Although a handful of players are demanding that their contracts be renegotiated or are threatening to become free agents, the upcoming season has the feel of the good old days. The Yankees are the defending champions, as they always used to be, and they are again the favorites, as they always used to be. The runaway races of the early seasons of divisional play have become closer the past few summers, and in the months ahead there again should be some furious two-and three-team races. And this summer legendary records are no longer under assault, now that Lou Brock has joined Henry Aaron in surpassing the most imposing achievements of Ty Cobb and Babe Ruth.

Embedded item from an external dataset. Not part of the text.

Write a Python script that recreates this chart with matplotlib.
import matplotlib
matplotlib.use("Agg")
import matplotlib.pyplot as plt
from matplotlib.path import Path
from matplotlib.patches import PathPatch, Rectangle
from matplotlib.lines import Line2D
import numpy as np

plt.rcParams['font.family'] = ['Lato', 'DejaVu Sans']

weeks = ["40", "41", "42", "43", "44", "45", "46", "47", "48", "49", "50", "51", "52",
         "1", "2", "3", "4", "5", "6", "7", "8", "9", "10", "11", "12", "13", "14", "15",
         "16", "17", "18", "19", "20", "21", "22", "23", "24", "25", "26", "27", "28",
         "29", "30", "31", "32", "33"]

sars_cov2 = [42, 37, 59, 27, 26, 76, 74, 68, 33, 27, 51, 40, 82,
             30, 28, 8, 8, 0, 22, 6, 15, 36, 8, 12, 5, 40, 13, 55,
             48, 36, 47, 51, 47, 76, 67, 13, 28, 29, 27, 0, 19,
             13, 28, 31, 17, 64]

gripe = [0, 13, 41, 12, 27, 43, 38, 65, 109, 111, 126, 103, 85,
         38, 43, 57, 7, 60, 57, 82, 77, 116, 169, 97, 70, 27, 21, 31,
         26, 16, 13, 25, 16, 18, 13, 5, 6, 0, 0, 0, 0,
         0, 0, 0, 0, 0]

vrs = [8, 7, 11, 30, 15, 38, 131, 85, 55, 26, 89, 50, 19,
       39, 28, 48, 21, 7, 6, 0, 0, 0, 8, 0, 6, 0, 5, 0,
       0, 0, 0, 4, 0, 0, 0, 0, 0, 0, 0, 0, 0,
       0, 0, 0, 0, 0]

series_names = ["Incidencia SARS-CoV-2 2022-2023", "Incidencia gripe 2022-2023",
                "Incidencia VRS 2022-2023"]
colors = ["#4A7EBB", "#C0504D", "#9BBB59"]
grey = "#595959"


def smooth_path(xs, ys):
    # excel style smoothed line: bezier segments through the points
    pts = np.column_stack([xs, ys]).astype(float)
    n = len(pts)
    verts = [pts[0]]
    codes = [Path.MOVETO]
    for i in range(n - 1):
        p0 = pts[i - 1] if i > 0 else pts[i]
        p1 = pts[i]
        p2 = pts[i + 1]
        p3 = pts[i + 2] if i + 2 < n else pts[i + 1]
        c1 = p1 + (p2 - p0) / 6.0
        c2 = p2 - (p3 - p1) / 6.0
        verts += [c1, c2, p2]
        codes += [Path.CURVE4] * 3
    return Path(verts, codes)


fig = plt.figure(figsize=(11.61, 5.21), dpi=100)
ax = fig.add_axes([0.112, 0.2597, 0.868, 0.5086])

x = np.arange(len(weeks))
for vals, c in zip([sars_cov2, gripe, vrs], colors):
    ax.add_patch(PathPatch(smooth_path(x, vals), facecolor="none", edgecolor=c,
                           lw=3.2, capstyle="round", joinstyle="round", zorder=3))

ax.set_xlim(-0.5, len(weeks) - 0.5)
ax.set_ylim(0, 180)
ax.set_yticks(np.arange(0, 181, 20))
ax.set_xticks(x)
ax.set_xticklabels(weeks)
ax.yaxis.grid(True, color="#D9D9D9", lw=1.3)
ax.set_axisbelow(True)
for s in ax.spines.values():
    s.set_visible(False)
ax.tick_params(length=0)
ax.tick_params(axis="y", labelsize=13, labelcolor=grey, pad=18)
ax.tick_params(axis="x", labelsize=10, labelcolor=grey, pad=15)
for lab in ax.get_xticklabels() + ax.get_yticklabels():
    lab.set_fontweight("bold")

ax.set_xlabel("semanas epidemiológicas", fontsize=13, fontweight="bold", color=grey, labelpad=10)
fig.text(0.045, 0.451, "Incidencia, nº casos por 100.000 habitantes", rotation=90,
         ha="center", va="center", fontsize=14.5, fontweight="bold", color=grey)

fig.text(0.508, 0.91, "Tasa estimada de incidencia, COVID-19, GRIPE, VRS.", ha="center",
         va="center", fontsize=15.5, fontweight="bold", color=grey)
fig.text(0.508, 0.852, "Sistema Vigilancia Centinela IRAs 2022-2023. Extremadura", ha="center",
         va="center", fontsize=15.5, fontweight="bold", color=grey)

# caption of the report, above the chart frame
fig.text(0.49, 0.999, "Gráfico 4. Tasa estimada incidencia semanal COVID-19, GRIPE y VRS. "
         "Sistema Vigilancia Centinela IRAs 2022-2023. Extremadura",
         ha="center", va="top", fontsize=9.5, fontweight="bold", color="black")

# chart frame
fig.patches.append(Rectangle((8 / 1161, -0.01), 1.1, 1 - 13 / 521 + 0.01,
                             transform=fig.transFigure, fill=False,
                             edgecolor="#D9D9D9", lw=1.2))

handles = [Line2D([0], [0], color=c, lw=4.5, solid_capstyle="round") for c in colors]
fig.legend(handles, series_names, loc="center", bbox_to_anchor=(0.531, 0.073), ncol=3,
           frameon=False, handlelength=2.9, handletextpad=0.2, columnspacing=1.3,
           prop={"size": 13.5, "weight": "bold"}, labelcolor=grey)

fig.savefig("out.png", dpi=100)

This is not to say that no individuals are worthy of special notice. Pete Rose certainly will be, as he collects the 34 hits he needs to become the 13th player to get 3,000 in his career. But there are two men not old enough to have many Ruthian, or Rosean, lifetime statistics—Rod Carew of Minnesota, 32, and George Foster of Cincinnati, 29—who are even more deserving of attention and acclaim. Last season's extraordinary performances by these two quiet players were unduly obscured by Reggie Jackson's World Series slugging. Even the selection of Carew and Foster as their leagues' Most Valuable Players led to little fanfare. But, as the following statistics compiled by Jim Kaplan indicate, they were not garden-variety MVPs. Ruth and Cobb would have been proud of what Carew and Foster wrought in 1977. Carew is assured of a place in the Hall of Fame, even if he never gets another hit; if Foster has a couple more seasons like '77, he'll join him in Cooperstown.
In 1977 Carew hit .3880, the highest average since Ted Williams' .3881 in 1957. With one more hit, Carew would have had the highest average since Williams' .406 in 1941. With only eight more he would have batted .400.

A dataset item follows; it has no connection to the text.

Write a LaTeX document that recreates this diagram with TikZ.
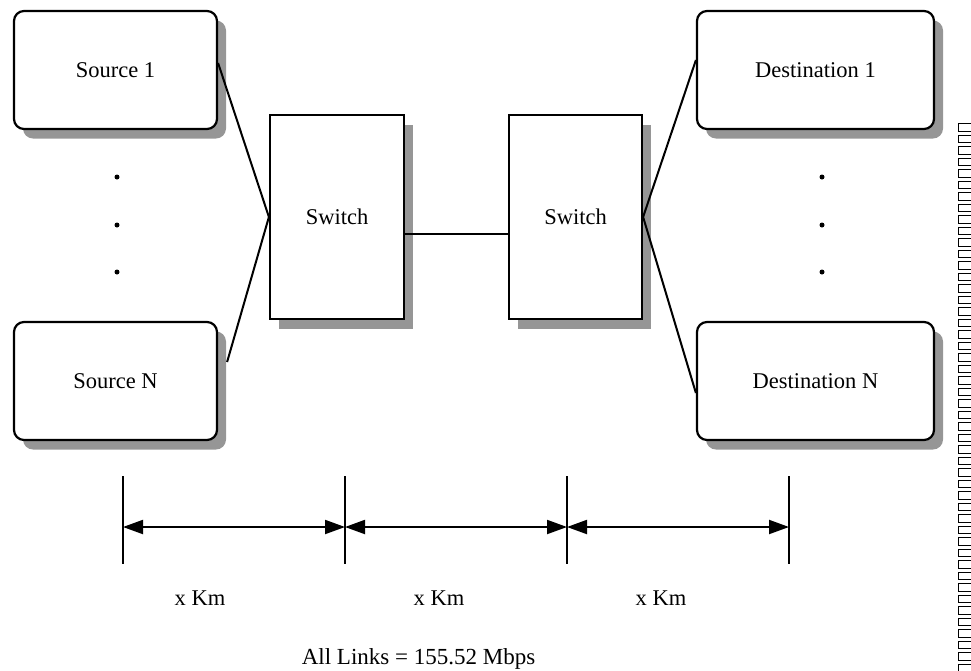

Last season Carew outhit all other big-leaguers by 50 points; Dave Parker of the Pirates was second at .338. The spread was the widest in modern baseball history.
Last year Carew's lifetime average rose from .328 to .335. He jumped 10 notches into 26th place on the list of the all-time best hitters, passing, among others, Al Simmons, Paul Waner, Stan Musial, Heinie Manush, Honus Wagner and John McGraw. Carew has batted .358 over the past five seasons. Another five years at that pace would put him in 14th place, at .343, and he will have passed Ruth, Lou Gehrig, Harry Heilmann, George Sisler and Bill Terry. His present average is the highest—by 22 points—among active players with 10 or more years of service.
Carew's 239 hits were the most since Terry's 254 in 1930. Carew averaged 1.54 hits per game. During his 11-year career he has averaged 1.28.
Baseball's best bunter, Carew beat out 20 in '77. He has a deceptive bunting motion that disguises his intentions until the last split second, and he can bunt with backspin. He is not afraid to lay one down with two strikes on him.
Last season Carew hit .418 by day and .367 at night, but he prefers batting under the lights! He likes cool weather, which is unusual for a Panamanian, claims he can see the ball better at night, which is contrary to what most players say, and finds the air, especially in California, cleaner after dark. He hit .401 at home and .374 on the road.
Carew finished at .388 despite slumps of 1 for 17 and 2 for 19. He claims he has lost no sleep over the eight hits he needed to bat .400, but he vividly recalls an 0-for-4 day against California in which he hit the ball hard every time. He is also well aware of his strong finish. "Another week and I might have hit .400," he says.
Here is an indication of how difficult it is to hit .400. On July 10 Carew was batting .401. Between July 11 and Aug. 25 his average dropped to .374, but during that period he went hitless in only six of 42 games. In that span, he had hitting streaks of five, seven, 10 and 14 games.